(WRITTEN EXERCISE) The lines from the top of the material through the line with "ReferenceLine, XAxis, YAxis" are to be set down exactly. Leave the pictures out.

(INFORMATION SUPPLIED)
· · · ·

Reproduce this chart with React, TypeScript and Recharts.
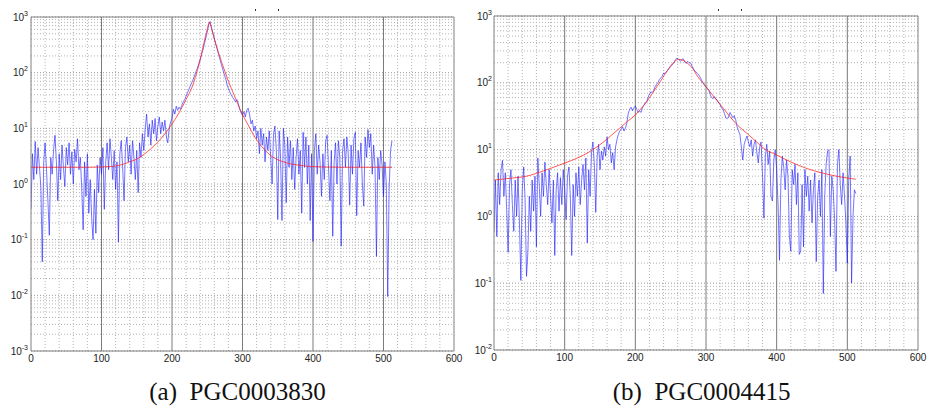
import { CartesianGrid, Line, LineChart, ReferenceLine, XAxis, YAxis } from 'recharts'

const SANS = '"Liberation Sans", Arial, Helvetica, sans-serif'
const SERIF = '"Liberation Serif", "Times New Roman", serif'

// blue spectra sampled every 2 channels, 0..512
const STEP = 2

const BLUE_A = [
  0.35, 3.5, 1.2, 5.8, 1.5, 4.5, 2.0, 0.9, 0.04, 2.5,
  5.5, 1.8, 0.5, 0.12, 3.0, 1.5, 4.0, 7.5, 2.5, 0.5,
  3.5, 1.2, 5.0, 2.0, 0.9, 4.5, 2.2, 5.5, 1.5, 3.8,
  1.0, 4.2, 2.5, 6.5, 1.8, 3.0, 0.8, 0.15, 2.5, 0.6,
  3.5, 0.3, 1.2, 0.25, 0.1, 0.8, 0.13, 2.2, 0.7, 3.0,
  1.5, 4.5, 0.35, 2.5, 5.5, 1.8, 6.5, 3.0, 1.2, 4.0,
  0.8, 2.5, 0.09, 3.5, 6.0, 2.0, 0.5, 4.5, 7.0, 2.5,
  5.0, 1.5, 6.0, 3.0, 1.2, 4.0, 0.7, 5.5, 3.0, 8.0,
  4.0, 10, 18, 7.0, 12, 5.0, 14, 8.0, 15, 6.0,
  11, 16, 8.0, 13, 9.0, 14, 7.0, 5.5, 10, 13,
  15, 22, 18, 25, 21, 24, 22, 26, 30, 33,
  38, 44, 50, 58, 66, 75, 88, 105, 120, 145,
  175, 215, 260, 330, 420, 540, 720, 830, 650, 520,
  420, 330, 270, 215, 175, 140, 115, 95, 78, 62,
  52, 45, 40, 36, 33, 30, 33, 28, 22, 19,
  17, 20, 16, 21, 23, 18, 12, 14, 9.0, 11,
  6.5, 9.0, 3.5, 10, 5.0, 8.0, 2.5, 7.0, 4.0, 9.0,
  3.0, 1.0, 8.0, 11, 4.0, 0.23, 9.0, 3.0, 0.22, 10,
  5.0, 0.46, 7.0, 2.0, 6.0, 1.2, 4.5, 0.8, 3.0, 6.5,
  1.5, 4.0, 0.3, 8.5, 2.0, 7.0, 1.0, 5.0, 0.22, 3.5,
  0.093, 4.0, 8.0, 1.5, 5.0, 2.5, 0.6, 3.5, 1.2, 6.0,
  7.5, 2.0, 0.5, 4.0, 0.115, 2.5, 5.5, 1.0, 6.0, 3.0,
  0.076, 4.0, 6.5, 2.0, 7.0, 3.5, 0.42, 5.0, 1.5, 6.5,
  8.5, 0.27, 4.0, 2.0, 5.5, 1.0, 0.4, 7.0, 3.0, 9.5,
  4.5, 8.0, 1.5, 5.0, 2.0, 0.05, 3.0, 1.2, 4.0, 2.2,
  0.6, 2.5, 1.0, 0.0095, 0.8, 4.0, 6.0,
]

const BLUE_B = [
  0.6, 3.5, 0.5, 4.5, 1.5, 5.0, 6.9, 2.0, 4.5, 1.2,
  0.29, 3.0, 5.0, 1.5, 0.6, 3.5, 1.0, 4.0, 0.8, 0.11,
  2.5, 5.5, 1.8, 0.127, 0.3, 2.0, 0.6, 3.5, 1.2, 4.0,
  0.35, 7.5, 3.0, 1.0, 4.5, 2.0, 6.5, 3.0, 1.5, 5.0,
  2.0, 0.8, 3.5, 0.26, 2.5, 4.5, 1.2, 3.8, 1.5, 5.0,
  2.5, 0.9, 4.0, 5.5, 2.0, 0.26, 3.0, 1.0, 4.5, 2.0,
  5.5, 1.5, 3.5, 6.0, 2.5, 7.5, 0.4, 5.0, 2.0, 9.0,
  13, 6.0, 1.15, 8.0, 12, 5.0, 9.5, 7.0, 11, 8.0,
  15.5, 10, 12, 6.3, 9.0, 5.0, 11, 14, 17, 19,
  20, 22, 19, 21, 25, 35, 40, 43, 38, 42,
  45, 40, 36, 38, 36, 42, 46, 50, 52, 60,
  68, 73, 72, 76, 88, 95, 100, 112, 118, 125,
  140, 138, 145, 155, 165, 175, 185, 195, 215, 230,
  232, 220, 210, 225, 228, 205, 195, 210, 200, 200,
  180, 165, 150, 145, 138, 130, 120, 108, 100, 92,
  88, 82, 78, 66, 60, 58, 62, 57, 55, 50,
  47, 42, 40, 35, 30, 29, 31, 36, 33, 30,
  32, 28, 22, 19, 17, 11, 7.0, 12, 14, 16,
  13, 11, 14, 8.0, 12, 14, 9.0, 6.3, 11, 13,
  4.0, 0.94, 8.0, 12, 6.0, 9.5, 2.0, 1.7, 7.0, 10,
  5.0, 1.5, 0.22, 3.5, 8.0, 5.5, 2.5, 7.0, 4.0, 0.5,
  0.3, 5.0, 3.0, 6.0, 1.5, 4.5, 0.27, 0.3, 3.0, 0.35,
  5.0, 2.0, 4.0, 1.2, 3.5, 0.8, 2.5, 4.5, 0.21, 2.0,
  3.5, 1.0, 5.0, 0.07, 2.0, 6.0, 9.5, 10, 0.5, 4.0,
  2.5, 0.9, 0.15, 6.0, 10, 3.0, 1.5, 4.5, 2.0, 0.8,
  0.2, 3.5, 8.0, 0.1, 1.0, 2.5, 2.2,
]

// red fitted profiles
const RED_A_X = [
  0, 20, 40, 60, 80, 100, 110, 120, 130, 140, 150, 160, 170, 180, 190, 200,
  210, 220, 230, 236, 240, 245, 250, 253, 256, 260, 265, 270, 275, 280, 288,
  298, 308, 318, 328, 338, 348, 358, 368, 378, 390, 400, 420, 440, 460, 480,
  500, 512,
]
const RED_A_Y = [
  2.0, 2.0, 2.0, 2.0, 2.0, 2.02, 2.05, 2.1, 2.25, 2.5, 2.8, 3.4, 4.3, 5.7, 8.0,
  12, 19, 33, 62, 110, 170, 330, 600, 800, 620, 400, 250, 160, 105, 70, 40, 20,
  11.5, 6.8, 4.6, 3.4, 2.8, 2.5, 2.3, 2.2, 2.1, 2.05, 2.02, 2.0, 2.0, 2.0, 2.0,
  2.0,
]

const RED_B_X = [
  0, 20, 46, 70, 93, 110, 126, 140, 155, 165, 178, 190, 200, 208, 216, 225,
  235, 242, 249, 255, 261, 268, 274, 280, 288, 296, 305, 315, 325, 334, 345,
  358, 370, 382, 400, 419, 443, 467, 490, 512,
]
const RED_B_Y = [
  3.5, 3.7, 4.0, 4.8, 5.9, 6.9, 8.2, 10, 13, 16, 21, 27, 33, 41, 52, 72, 103,
  135, 174, 205, 225, 215, 195, 170, 125, 98, 75, 55, 41, 31, 23, 17.5, 13.5,
  10.4, 8.3, 6.6, 5.2, 4.4, 3.9, 3.6,
]

const X_TICKS = [0, 100, 200, 300, 400, 500, 600]
const X_MAJOR_GRID = [100, 200, 300, 400, 500]
const X_MINOR_GRID = [
  20, 40, 60, 80, 120, 140, 160, 180, 220, 240, 260, 280, 320, 340, 360, 380,
  420, 440, 460, 480, 520, 540, 560, 580,
]
const A_DECADES = [-3, -2, -1, 0, 1, 2, 3]
const B_DECADES = [-2, -1, 0, 1, 2, 3]

const CAPTION_A = '(a)  PGC0003830'
const CAPTION_B = '(b)  PGC0004415'

function minorValues(decades: number[]) {
  const out: number[] = []
  for (let i = 0; i < decades.length - 1; i++) {
    for (let k = 2; k <= 9; k++) out.push(k * Math.pow(10, decades[i]))
  }
  return out
}

function LogTick(props: any) {
  const { x, y, payload } = props
  const e = Math.round(Math.log10(payload.value))
  return (
    <text x={x} y={y + 3.5} textAnchor="end" fontSize={10} fontFamily={SANS} fill="#222">
      <tspan>10</tspan>
      <tspan dy={-5} fontSize={7}>
        {e}
      </tspan>
    </text>
  )
}

interface PanelProps {
  left: number
  margin: { top: number; right: number; bottom: number; left: number }
  yWidth: number
  tickGap: number
  decades: number[]
  blue: number[]
  redX: number[]
  redY: number[]
}

function Panel({ left, margin, yWidth, tickGap, decades, blue, redX, redY }: PanelProps) {
  const blueData = blue.map((v, i) => ({ x: i * STEP, y: v }))
  const redData = redX.map((x, i) => ({ x, y: redY[i] }))
  const yTicks = decades.map((d) => Math.pow(10, d))
  const yMin = yTicks[0]
  const yMax = yTicks[yTicks.length - 1]
  return (
    <div style={{ position: 'absolute', left, top: 0 }}>
      <LineChart width={465} height={409} margin={margin}>
        <CartesianGrid
          stroke="#b4b4b4"
          strokeDasharray="1 2"
          verticalValues={X_MINOR_GRID}
          horizontalValues={minorValues(decades)}
        />
        <CartesianGrid
          stroke="#9a9a9a"
          strokeDasharray="1 2"
          vertical={false}
          horizontalValues={yTicks}
        />
        <CartesianGrid stroke="#7a7a7a" horizontal={false} verticalValues={X_MAJOR_GRID} />
        <XAxis
          type="number"
          dataKey="x"
          domain={[0, 600]}
          ticks={X_TICKS}
          interval={0}
          allowDataOverflow
          axisLine={false}
          tickLine={false}
          tickSize={0}
          tickMargin={4}
          height={30}
          tick={{ fontSize: 10, fill: '#222', fontFamily: SANS }}
        />
        <YAxis
          type="number"
          dataKey="y"
          scale="log"
          domain={[yMin, yMax]}
          ticks={yTicks}
          interval={0}
          allowDataOverflow
          axisLine={false}
          tickLine={false}
          tickSize={0}
          tickMargin={tickGap}
          width={yWidth}
          tick={<LogTick />}
        />
        <Line
          data={blueData}
          dataKey="y"
          type="linear"
          stroke="#1a1aff"
          strokeOpacity={0.6}
          strokeWidth={1}
          dot={false}
          isAnimationActive={false}
        />
        <Line
          data={redData}
          dataKey="y"
          type="monotone"
          stroke="#ff2020"
          strokeOpacity={0.75}
          strokeWidth={1}
          dot={false}
          isAnimationActive={false}
        />
        <ReferenceLine x={0} stroke="#808080" ifOverflow="visible" />
        <ReferenceLine x={600} stroke="#808080" ifOverflow="visible" />
        <ReferenceLine y={yMin} stroke="#808080" ifOverflow="visible" />
        <ReferenceLine y={yMax} stroke="#808080" ifOverflow="visible" />
      </LineChart>
    </div>
  )
}

export default function App() {
  return (
    <div
      style={{
        position: 'absolute',
        left: 0,
        top: 0,
        width: 930,
        height: 409,
        background: '#fff',
        overflow: 'hidden',
      }}
    >
      <Panel
        left={0}
        margin={{ top: 17, right: 11, bottom: 28, left: 0 }}
        yWidth={31}
        tickGap={3}
        decades={A_DECADES}
        blue={BLUE_A}
        redX={RED_A_X}
        redY={RED_A_Y}
      />
      <Panel
        left={465}
        margin={{ top: 16, right: 12, bottom: 29, left: 0 }}
        yWidth={29}
        tickGap={2}
        decades={B_DECADES}
        blue={BLUE_B}
        redX={RED_B_X}
        redY={RED_B_Y}
      />
      <svg
        width={930}
        height={409}
        style={{ position: 'absolute', left: 0, top: 0, pointerEvents: 'none' }}
      >
        <rect x={255} y={9} width={1} height={2} fill="#333" />
        <rect x={278} y={9} width={1} height={2} fill="#333" />
        <rect x={718} y={9} width={1} height={2} fill="#333" />
        <rect x={741} y={9} width={1} height={2} fill="#333" />
        <text
          x={237.5}
          y={400}
          textAnchor="middle"
          fontSize={25}
          fontFamily={SERIF}
          fill="#111"
          style={{ whiteSpace: 'pre' }}
        >
          {CAPTION_A}
        </text>
        <text
          x={701.7}
          y={400}
          textAnchor="middle"
          fontSize={25}
          fontFamily={SERIF}
          fill="#111"
          style={{ whiteSpace: 'pre' }}
        >
          {CAPTION_B}
        </text>
      </svg>
    </div>
  )
}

· · · ·

(SOLUTION FOR THIS PROBLEM)
Reproduce this chart with React, TypeScript and Recharts.
import { CartesianGrid, Line, LineChart, ReferenceLine, XAxis, YAxis } from 'recharts'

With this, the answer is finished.